24: Representation and Analysis

Wed 6 Jun, 11:00-12:30
Session 24: Representation and Analysis

Collex: facets, folksonomy, and fashioning the remixable web
Bethany Nowviskie

Expressing Complex Associations in Medieval Historical Documents: The Henry III Fine Rolls Project
Arianna Ciula, Paul Spence, José Miguel Vieira, Gautier Poupeau

Reading Tools, or Text Analysis Tools as Objects of Interpretation
Stéfan Sinclair, Geoffrey Rockwell


B. Nowviskie gave an engaging overview of NINES (est’d 2003): they seek to provide tools that many scholars can use and benefit from, in the wake of the current academic publishing crisis. [More on that in many places, e.g., here.] One question for NINES was whether the energy already being put into C19 scholarly work could be channeled into collaboration that looks and feels like scholarly communication to people used to print-based processes. Thus, NINES added a peer review structure; helped to apply standards-based tools, such as Collex (blog); encouraged scholars to tap local IT resources more fully; and linked scholars together into a supportive as well as critically analytical community.

Collex is also a convergence: people can upload RDF describing their resources and test objects in a sandbox before submitting them for peer review by members of the NINES board; a Solr-based facet system with Lucene search and “more like this” contextual links; an “integrated collections mechanism” that allows annotation; and an in-progress exhibit builder.

JSTOR, CUP, UVa Press, and Project Muse are partnering with Collex to allow “discovery” of relevant resources within the system. Next stop: OCLC.

Tools are needed that foreground informed subjectivity and reflect the expectations of more traditional colleagues yet also push them to become more familiar with tools enabling digital manipulation.

(D. Sewell commented that Collex may be intimidating to people not already intimate with Web 2.0 tech. Nowviskie responded that feedback so far is anecdotal; a formal usability study is coming. Another person asked about the distinction between formal markup [I think the part enabling facets, in context] and folksonomy [user-applied tags]—they look rather similar to a user; at the same time, the people who apply approved markup are often users as well, so informal tags may sometimes be applied in well-informed ways, so why are the two buckets split at all? [Missed Nowviskie’s reply.])

(Here is a review of Collex.)


P. Spence and A. Ciula spoke.

The Fine Rolls project (said Spence) is a collaboration of the Nat’l Archives (UK) and King’s College London. The first version of the website was launched in Apr 2007, with content from 1216 to 1248; an index is included for people, places, and [something—Spence is going rather quickly]. Each roll –> TEI P4 doc includes physical structure, structure of the calendar and its content, and semantic content (names of individuals, locations, etc.) One result of the project’s socio-historical approach is a set of revelations: 3439 men / 401 women, ~4062 locations, 1157 topic-subjects. The project uses authority lists and associations (isDaughterOf, e.g.) to track personal names yet privileges the orthographic forms used in the texts; they use RDF/OWL rather than MADS.
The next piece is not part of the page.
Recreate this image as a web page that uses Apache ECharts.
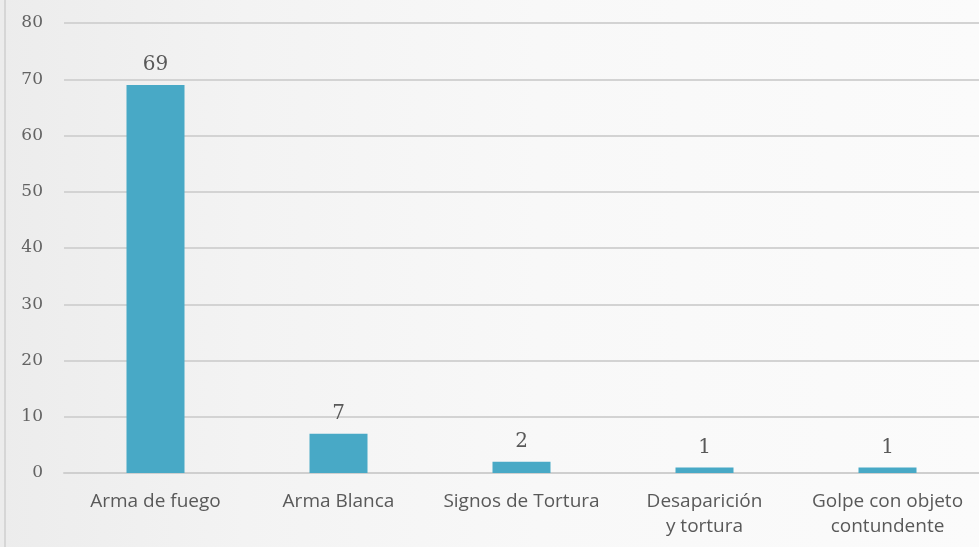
<!DOCTYPE html>
<html>
<head>
<meta charset="utf-8">
<script src="https://cdn.jsdelivr.net/npm/echarts@6/dist/echarts.min.js"></script>
<style>
  html, body { margin: 0; padding: 0; }
  #chart {
    width: 979px;
    height: 547px;
    background: linear-gradient(to right, #ececec 0%, #f3f3f3 25%, #f8f8f8 55%, #fbfbfb 100%);
  }
  #edge { position: absolute; left: 4px; top: 0; width: 2px; height: 547px; background: #d6d6d6; }
</style>
</head>
<body>
<div id="edge"></div>
<div id="chart"></div>
<script>
const categories = ['Arma de fuego', 'Arma Blanca', 'Signos de Tortura', 'Desaparición\ny tortura', 'Golpe con objeto\ncontundente'];
const values = [69, 7, 2, 1, 1];
const yTicks = { min: 0, max: 80, interval: 10 };

const chart = echarts.init(document.getElementById('chart'), null, { renderer: 'canvas' });

chart.setOption({
    animation: false,
    grid: { left: 64, right: -5, top: 23, bottom: 74, containLabel: false },
    xAxis: {
        type: 'category',
        data: categories,
        axisLine: { lineStyle: { color: '#cfcfcf', width: 2 } },
        axisTick: { show: false },
        axisLabel: {
            color: '#595959',
            fontFamily: 'Open Sans',
            fontSize: 19,
            lineHeight: 25,
            margin: 16,
            interval: 0,
        },
    },
    yAxis: {
        type: 'value',
        min: yTicks.min,
        max: yTicks.max,
        interval: yTicks.interval,
        axisLine: { show: false },
        axisTick: { show: false },
        axisLabel: {
            color: '#636363',
            fontFamily: 'DejaVu Serif',
            fontSize: 17,
            margin: 21,
        },
        splitLine: { lineStyle: { color: '#d3d3d3', width: 2 } },
    },
    series: [
        {
            type: 'bar',
            data: values,
            barWidth: 58,
            itemStyle: { color: '#48a9c6' },
            label: {
                show: true,
                position: 'top',
                distance: 10,
                color: '#595959',
                fontFamily: 'DejaVu Serif',
                fontSize: 20,
            },
        },
    ],
});
</script>
</body>
</html>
(Ciula; v. quiet) The XML markup was used to populate the ontology (via XSLT from the TEI markup); till Henry III was mentioned in a text, he did not “exist” within the project, and docs participate in the set of associations. Thus, a doc with a certain ID “refersTo” a person. The project built their framework so that both content and associations could be used by other undertakings. The encoded associations enable clarification or emendation for the indices without making the intervention visible in the text. Protégé-OWL = Java-based ontology editor enabling continual refinement. Ciula showed visualization shots demonstrating how the associations work for persons.

The TEI markup can benefit from the ontological associations as well, but should they be kept synchronized? It’s difficult from a maintenance perspective, and the ontological work is effectively annotative.

(Some of the talk’s content is available here. S. Bauman asked about P5 use, which the project plans to adopt once P5 is more stable, perhaps during the anticipated second half of funding that’d complete Henry’s reign (d. 1272). O. Eide cautioned against feeding too much back into the TEI, partly because it’d bloat things and partly because it might limit other kinds of ontological research.)


“A dialogue, with no slides.” 😛

They began with an allegory of (basically) Prometheus, who brought his new tech to his dean instead of his people; his dean told him to get the work peer-reviewed. What would one lose from adopting new tools? What if we read tools as text—studied their instructions without trying to implement them? Or, what if we played instead of trying to read (first | during)?

It’s not tools’ fault, but with personal computers (instead of mainframes) we gained access yet lost the communal strengths of lab work, such as ongoing discussions of method.

[Much harder to take notes on than a formal talk! This omits much.]